Of the four statutes examined in this article, New York's is the most restrictive in allowing a claim involving disputes between businesses. The law is intended to be a true consumer protection statute. Businesses may recover under the statute only when they are acting in the role of consumer and where the other party is more sophisticated in the particular transaction. While most Y2K corporate plaintiffs will meet these requirements, some courts will also look to the size and circumstances of the transaction at issue. If the contract involves a large sum of money, was executed after detailed negotiations, and the dispute is not part of a pattern which can affect the public interest, relief under Gen. Bus. L. § 349 may not be available. New York courts are reluctant to give § 349 an expansive interpretation because of the fee-shifting provision.
A corporate plaintiff prosecuting a Y2K claim under New York's statute will have to convince a court that the defendant has engaged in a pattern of wrongful conduct that is likely to harm the public interest. This is similar to the argument that the plaintiff should make in a Massachusetts Chapter 93A claim, discussed supra in Part IV, to combat the operation of contractual disclaimers and liability limitations.
Conclusion
Disclaimers and other limitations in computer vendor agreements will be obstacles to plaintiff-customers in breach of contract and breach of warranty claims. In addition, plaintiffs will have to establish scienter and reliance for common law fraud in Y2K cases. Unfair business practices statutes, however, are largely undefined and broadly interpreted, and may prove useful for plaintiff-customers. The possibility of multiplied damages and the recovery of attorney's fees and costs are also significant benefits of some of these statutes.

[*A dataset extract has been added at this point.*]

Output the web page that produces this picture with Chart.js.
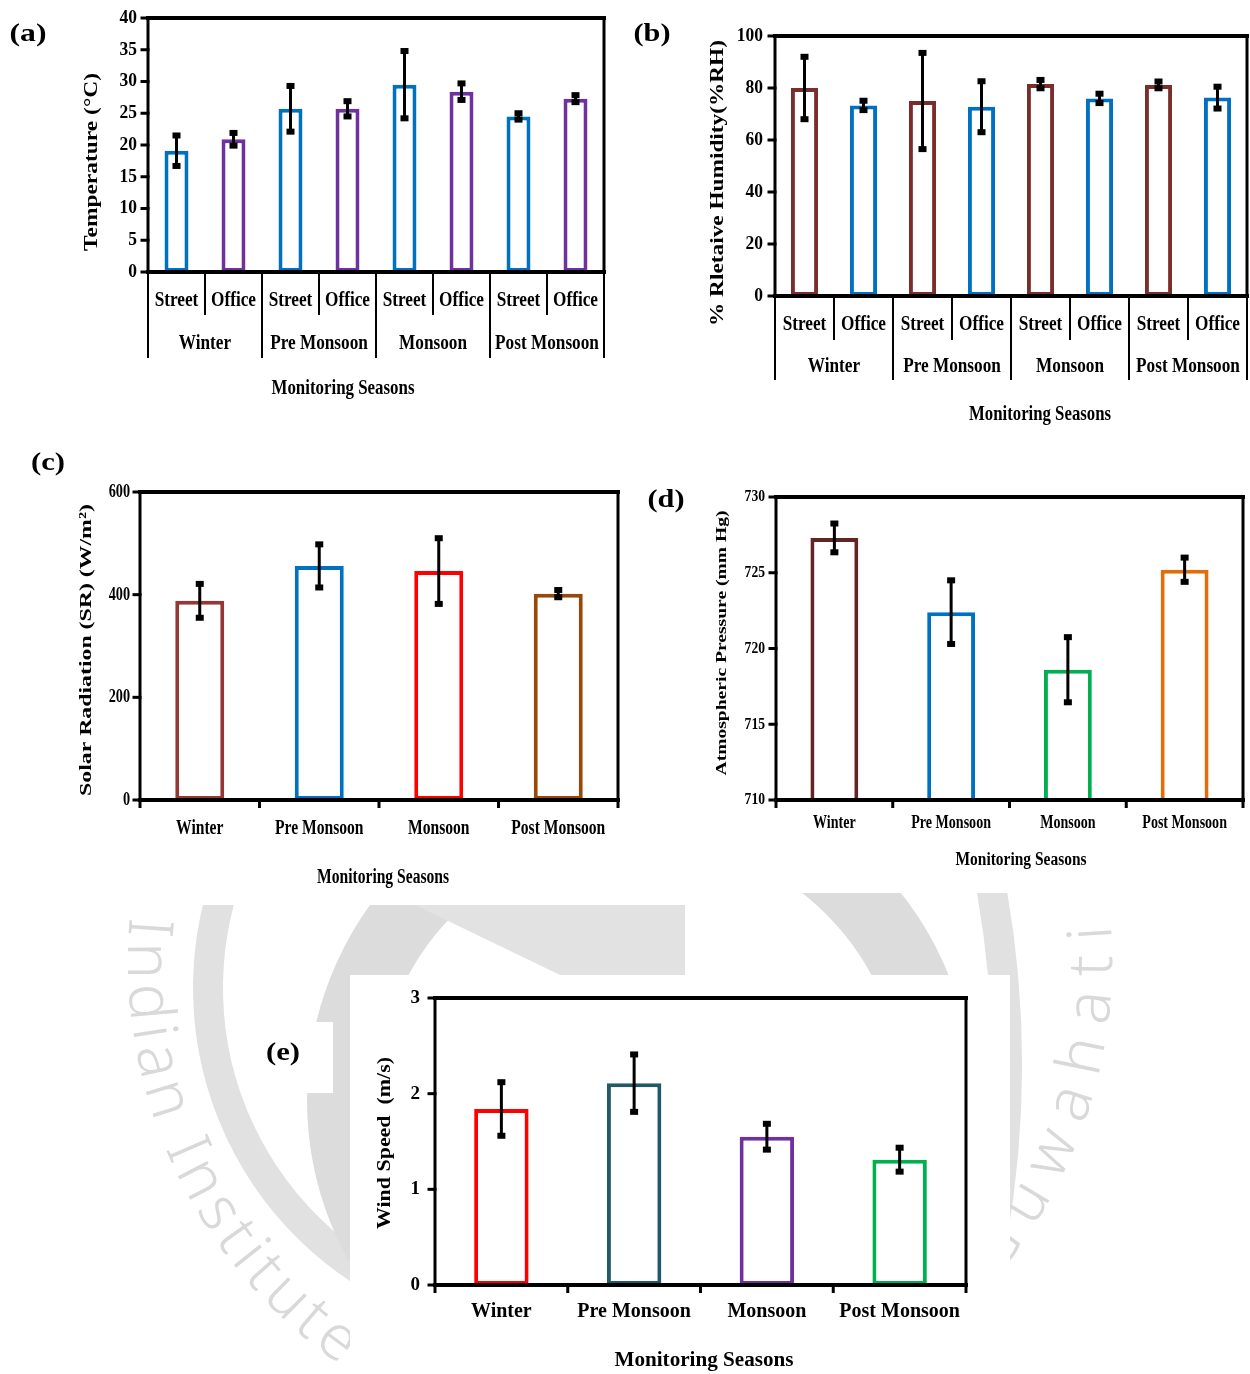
<!DOCTYPE html>
<html>
<head>
<meta charset="utf-8">
<script src="https://cdn.jsdelivr.net/npm/chart.js@4.4.0/dist/chart.umd.min.js"></script>
<style>
  body { margin: 0; background: #fff; }
  #page { position: relative; width: 1250px; height: 1374px; overflow: hidden; }
  canvas { position: absolute; }
</style>
</head>
<body>
<div id="page">
  <canvas id="bg" width="1250" height="1374" style="left:0;top:0"></canvas>
  <canvas id="chartA" width="620" height="410" style="left:0;top:0"></canvas>
  <canvas id="chartB" width="630" height="440" style="left:620px;top:0"></canvas>
  <canvas id="chartC" width="690" height="465" style="left:0;top:440px"></canvas>
  <canvas id="chartD" width="630" height="423" style="left:620px;top:470px"></canvas>
  <canvas id="chartE" width="660" height="399" style="left:350px;top:975px"></canvas>
</div>
<script>
// ---- data ----
var seasons = ['Winter', 'Pre Monsoon', 'Monsoon', 'Post Monsoon'];
var siteLabels = ['Street', 'Office', 'Street', 'Office', 'Street', 'Office', 'Street', 'Office'];

// (a) temperature, street/office per season
var tempMean = [19.1, 20.9, 25.7, 25.7, 29.5, 28.4, 24.5, 27.3];
var tempErr  = [2.4, 1.0, 3.6, 1.2, 5.3, 1.3, 0.5, 0.55];

// (b) relative humidity
var rhMean = [80, 73.3, 75, 72.8, 81.5, 76, 81.2, 76.3];
var rhErr  = [12, 1.8, 18.5, 9.8, 1.6, 1.8, 1.3, 4.2];

// (c) solar radiation
var srMean = [388, 456, 446, 402];
var srErr  = [33, 42, 64, 7];

// (d) atmospheric pressure
var apMean = [727.3, 722.4, 718.6, 725.2];
var apErr  = [0.95, 2.1, 2.15, 0.8];

// (e) wind speed
var wsMean = [1.84, 2.11, 1.55, 1.31];
var wsErr  = [0.28, 0.30, 0.135, 0.125];

var SERIF = '"Liberation Serif", "Times New Roman", serif';

// draw bold serif text, squeezed horizontally to a given width (or factor)
function fitText(ctx, txt, x, y, o) {
  ctx.save();
  ctx.font = 'bold ' + o.size + 'px ' + SERIF;
  ctx.fillStyle = '#000';
  ctx.textBaseline = 'middle';
  ctx.textAlign = 'center';
  var w = ctx.measureText(txt).width;
  var sx = o.width ? o.width / w : (o.sx || 1);
  ctx.translate(x, y);
  if (o.rot) ctx.rotate(o.rot);
  ctx.scale(sx, 1);
  var off = o.align === 'right' ? -w / 2 : (o.align === 'left' ? w / 2 : 0);
  ctx.fillText(txt, off, 0);
  ctx.restore();
}

// axes frame, ticks, labels and error bars for one panel
function decorPlugin(p) {
  return {
    id: 'decor',
    afterDatasetsDraw: function (chart) {
      var ctx = chart.ctx, y = chart.scales.y;
      var meta = chart.getDatasetMeta(0);
      ctx.save();
      ctx.fillStyle = '#000';
      ctx.strokeStyle = '#000';
      meta.data.forEach(function (bar, i) {
        var hi = y.getPixelForValue(p.means[i] + p.errs[i]);
        var lo = y.getPixelForValue(p.means[i] - p.errs[i]);
        ctx.lineWidth = 3;
        ctx.beginPath(); ctx.moveTo(bar.x, hi); ctx.lineTo(bar.x, lo); ctx.stroke();
        ctx.fillRect(bar.x - 4, hi - 3, 8, 6);
        ctx.fillRect(bar.x - 4, lo - 3, 8, 6);
      });
      ctx.restore();
    },
    afterDraw: function (chart) {
      var ctx = chart.ctx, a = chart.chartArea;
      var xs = chart.scales.x, ys = chart.scales.y;
      var ox = p.ox, oy = p.oy;
      ctx.save();
      ctx.strokeStyle = '#000';
      ctx.lineCap = 'square';
      // frame
      ctx.lineWidth = 4;
      ctx.beginPath(); ctx.moveTo(a.left, a.top); ctx.lineTo(a.right, a.top); ctx.stroke();
      ctx.beginPath(); ctx.moveTo(a.left, a.bottom); ctx.lineTo(a.right, a.bottom); ctx.stroke();
      ctx.lineWidth = 3;
      ctx.beginPath(); ctx.moveTo(a.left, a.top); ctx.lineTo(a.left, a.bottom); ctx.stroke();
      ctx.beginPath(); ctx.moveTo(a.right, a.top); ctx.lineTo(a.right, a.bottom); ctx.stroke();

      // y ticks and labels
      for (var v = p.yMin; v <= p.yMax + 1e-9; v += p.yStep) {
        var py = ys.getPixelForValue(v);
        ctx.lineWidth = 3;
        ctx.beginPath(); ctx.moveTo(a.left - 6, py); ctx.lineTo(a.left, py); ctx.stroke();
        fitText(ctx, String(v), p.yTicks.x - ox, py, { size: p.yTicks.size, sx: p.yTicks.sx, align: 'right' });
      }

      var n = chart.data.labels.length;
      var half = (xs.getPixelForValue(1) - xs.getPixelForValue(0)) / 2;

      if (p.groups) {
        // two-level category axis: site row then season row
        chart.data.labels.forEach(function (lab, i) {
          fitText(ctx, lab, xs.getPixelForValue(i), p.groups.subY - oy, { size: p.groups.size, sx: p.groups.sx });
        });
        p.groups.names.forEach(function (g, k) {
          var cx = (xs.getPixelForValue(2 * k) + xs.getPixelForValue(2 * k + 1)) / 2;
          fitText(ctx, g, cx, p.groups.grpY - oy, { size: p.groups.size, sx: p.groups.sx });
        });
        ctx.lineWidth = 2;
        ctx.lineCap = 'butt';
        for (var k = 0; k <= n; k++) {
          var bx = k < n ? xs.getPixelForValue(k) - half : xs.getPixelForValue(n - 1) + half;
          var to = (k % 2 === 0 ? p.groups.longTo : p.groups.shortTo) - oy;
          ctx.beginPath(); ctx.moveTo(bx, a.bottom); ctx.lineTo(bx, to); ctx.stroke();
        }
      } else {
        ctx.lineWidth = 3;
        ctx.lineCap = 'butt';
        for (var j = 0; j <= n; j++) {
          var tx = j < n ? xs.getPixelForValue(j) - half : xs.getPixelForValue(n - 1) + half;
          ctx.beginPath(); ctx.moveTo(tx, a.bottom); ctx.lineTo(tx, a.bottom + 8); ctx.stroke();
        }
        chart.data.labels.forEach(function (lab, i) {
          fitText(ctx, lab, xs.getPixelForValue(i), p.xLabels.y - oy, { size: p.xLabels.size, sx: p.xLabels.sx });
        });
      }

      fitText(ctx, p.xTitle.text, p.xTitle.x - ox, p.xTitle.y - oy, { size: p.xTitle.size, width: p.xTitle.width });
      fitText(ctx, p.yTitle.text, p.yTitle.x - ox, p.yTitle.y - oy, { size: p.yTitle.size, width: p.yTitle.len, rot: -Math.PI / 2 });
      if (p.tag) fitText(ctx, p.tag.text, p.tag.x - ox, p.tag.y - oy, { size: p.tag.size, width: p.tag.width });
      ctx.restore();
    }
  };
}

function makePanel(id, p) {
  var cv = document.getElementById(id);
  return new Chart(cv, {
    type: 'bar',
    data: {
      labels: p.labels,
      datasets: [{
        data: p.means,
        backgroundColor: '#ffffff',
        borderColor: p.colors,
        borderWidth: 4,
        borderSkipped: false,
        barPercentage: p.barPct,
        categoryPercentage: 1
      }]
    },
    options: {
      responsive: false,
      animation: false,
      devicePixelRatio: 1,
      layout: {
        padding: {
          left: p.plot.l - p.ox,
          top: p.plot.t - p.oy,
          right: p.ox + cv.width - p.plot.r,
          bottom: p.oy + cv.height - p.plot.b
        }
      },
      plugins: { legend: { display: false }, tooltip: { enabled: false } },
      scales: {
        x: { display: false },
        y: { display: false, min: p.yMin, max: p.yMax, ticks: { stepSize: p.yStep } }
      }
    },
    plugins: [decorPlugin(p)]
  });
}

// ---- faint seal watermark and white panel patches ----
function drawBackdrop() {
  var ctx = document.getElementById('bg').getContext('2d');
  var deg = Math.PI / 180;
  ctx.fillStyle = '#fff';
  ctx.fillRect(0, 0, 1250, 1374);

  ctx.strokeStyle = '#e1e1e1';
  ctx.lineWidth = 30;
  ctx.beginPath(); ctx.arc(545, 988, 337, 110 * deg, 260 * deg); ctx.stroke();
  ctx.beginPath(); ctx.arc(0, 1065, 1007, -10 * deg, 10 * deg); ctx.stroke();

  ctx.strokeStyle = '#dcdcdc';
  ctx.lineWidth = 70;
  ctx.beginPath(); ctx.arc(640, 1100, 298, 0, 2 * Math.PI); ctx.stroke();

  ctx.fillStyle = '#e2e2e2';
  ctx.beginPath();
  ctx.moveTo(415, 905); ctx.lineTo(685, 905); ctx.lineTo(685, 975); ctx.lineTo(560, 975);
  ctx.closePath(); ctx.fill();

  // institute name around the seal
  ctx.fillStyle = '#d9d9d9';
  ctx.font = '300 62px "Noto Sans"';
  ctx.textAlign = 'center';
  ctx.textBaseline = 'alphabetic';
  var cx = 620, cy = 960, r = 492;
  function arcText(txt, start, gap) {
    var ang = start;
    for (var i = 0; i < txt.length; i++) {
      var w = ctx.measureText(txt[i]).width;
      ang -= (w / 2) / r;
      ctx.save();
      ctx.translate(cx + r * Math.cos(ang), cy + r * Math.sin(ang));
      ctx.rotate(ang - Math.PI / 2);
      ctx.fillText(txt[i], 0, 0);
      ctx.restore();
      ang -= (w / 2 + gap) / r;
    }
  }
  arcText('Indian Institute of Technology', 185 * deg, 6);
  arcText('Guwahati', 40 * deg, 16);

  // white patches behind the panels
  ctx.fillStyle = '#fff';
  ctx.fillRect(0, 0, 1250, 893);
  ctx.fillRect(0, 893, 685, 12);
  ctx.fillRect(350, 975, 660, 399);
  ctx.fillRect(246, 1022, 87, 71);
  fitText(ctx, '(e)', 283, 1053, { size: 26, width: 34 });
}

drawBackdrop();

makePanel('chartA', {
  ox: 0, oy: 0,
  plot: { l: 148, t: 18, r: 604, b: 272 },
  labels: siteLabels, means: tempMean, errs: tempErr,
  colors: ['#0070C0', '#7030A0', '#0070C0', '#7030A0', '#0070C0', '#7030A0', '#0070C0', '#7030A0'],
  yMin: 0, yMax: 40, yStep: 5, barPct: 0.42,
  tag: { text: '(a)', x: 28, y: 34, size: 26, width: 37 },
  yTicks: { x: 137, size: 19, sx: 0.92 },
  yTitle: { text: 'Temperature (°C)', x: 92, y: 162, size: 18, len: 178 },
  groups: { names: seasons, subY: 301, grpY: 344, size: 21, sx: 0.82, shortTo: 315, longTo: 358 },
  xTitle: { text: 'Monitoring Seasons', x: 343, y: 389, size: 21, width: 143 }
});

makePanel('chartB', {
  ox: 620, oy: 0,
  plot: { l: 775, t: 36, r: 1247, b: 296 },
  labels: siteLabels, means: rhMean, errs: rhErr,
  colors: ['#7A2E2C', '#0070C0', '#7A2E2C', '#0070C0', '#7A2E2C', '#0070C0', '#7A2E2C', '#0070C0'],
  yMin: 0, yMax: 100, yStep: 20, barPct: 0.46,
  tag: { text: '(b)', x: 652, y: 34, size: 26, width: 37 },
  yTicks: { x: 763, size: 19, sx: 0.92 },
  yTitle: { text: '% Rletaive Humidity(%RH)', x: 718, y: 183, size: 18, len: 286 },
  groups: { names: seasons, subY: 325, grpY: 367, size: 21, sx: 0.82, shortTo: 340, longTo: 380 },
  xTitle: { text: 'Monitoring Seasons', x: 1040, y: 415, size: 21, width: 142 }
});

makePanel('chartC', {
  ox: 0, oy: 440,
  plot: { l: 140, t: 492, r: 618, b: 800 },
  labels: seasons, means: srMean, errs: srErr,
  colors: ['#953735', '#0070C0', '#FF0000', '#984807'],
  yMin: 0, yMax: 600, yStep: 200, barPct: 0.41,
  tag: { text: '(c)', x: 48, y: 463, size: 26, width: 34 },
  yTicks: { x: 130, size: 19, sx: 0.75 },
  yTitle: { text: 'Solar Radiation (SR) (W/m²)', x: 87, y: 650, size: 17, len: 292 },
  xLabels: { y: 829, size: 20, sx: 0.78 },
  xTitle: { text: 'Monitoring Seasons', x: 383, y: 878, size: 20, width: 132 }
});

makePanel('chartD', {
  ox: 620, oy: 470,
  plot: { l: 776, t: 497, r: 1243, b: 800 },
  labels: seasons, means: apMean, errs: apErr,
  colors: ['#632523', '#0070C0', '#00B050', '#E46C0A'],
  yMin: 710, yMax: 730, yStep: 5, barPct: 0.41,
  tag: { text: '(d)', x: 666, y: 500, size: 26, width: 37 },
  yTicks: { x: 765, size: 17, sx: 0.8 },
  yTitle: { text: 'Atmospheric Pressure (mm Hg)', x: 722, y: 643, size: 15, len: 265 },
  xLabels: { y: 823, size: 18, sx: 0.78 },
  xTitle: { text: 'Monitoring Seasons', x: 1021, y: 860, size: 18, width: 131 }
});

makePanel('chartE', {
  ox: 350, oy: 975,
  plot: { l: 435, t: 998, r: 966, b: 1285 },
  labels: seasons, means: wsMean, errs: wsErr,
  colors: ['#FF0000', '#215968', '#7030A0', '#00B050'],
  yMin: 0, yMax: 3, yStep: 1, barPct: 0.41,
  yTicks: { x: 420, size: 19, sx: 1 },
  yTitle: { text: 'Wind Speed  (m/s)', x: 385, y: 1143, size: 19, len: 172 },
  xLabels: { y: 1312, size: 20, sx: 1 },
  xTitle: { text: 'Monitoring Seasons', x: 704, y: 1361, size: 20, width: 179 }
});
</script>
</body>
</html>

It is difficult to predict how courts will view the equities and public interest concerns in Y2K cases. Indeed, in some of the states with active computer industries, courts may be hesitant to interpret their unfair practice statutes in a manner which will result in expansive liability for computer companies. Courts will have to look at the following factors, however, in applying the state statutes in Y2K cases: 1) the contract terms; 2) the contract negotiations, including the role of counsel; 3) the parties' relative bargaining positions (this should be a significant factor for litigation involving Y2K remediation because customers must focus on getting the remediation done on time
and are under pressure to commence work. This is especially true where the vendor is doing the work because of their familiarity with the system); 4) the computer sophistication of the customer; 5) the expectations of the parties regarding the useful life of the computer system; 6) the date of the contract and when computer companies had knowledge of the Y2K problem; 7) misrepresentations by the vendor; 8) the vendor or consultant's track record with other customers; 9) any other public interest involved; 10) the course of conduct between the parties; and 11) an overall balance of the equities.
As with most issues involving the Year 2000 Problem, no one knows what is going to happen technologically and legally when the clock strikes 12:01 a.m. on January 1, 2000 or in 1999 when problems might start to arise. Counsel for customers, vendors and remedial consultants should be preparing for all eventualities in both the compliance and dispute resolution areas. Analysis of the applicable state's unfair practice law should be part of the Y2K menu.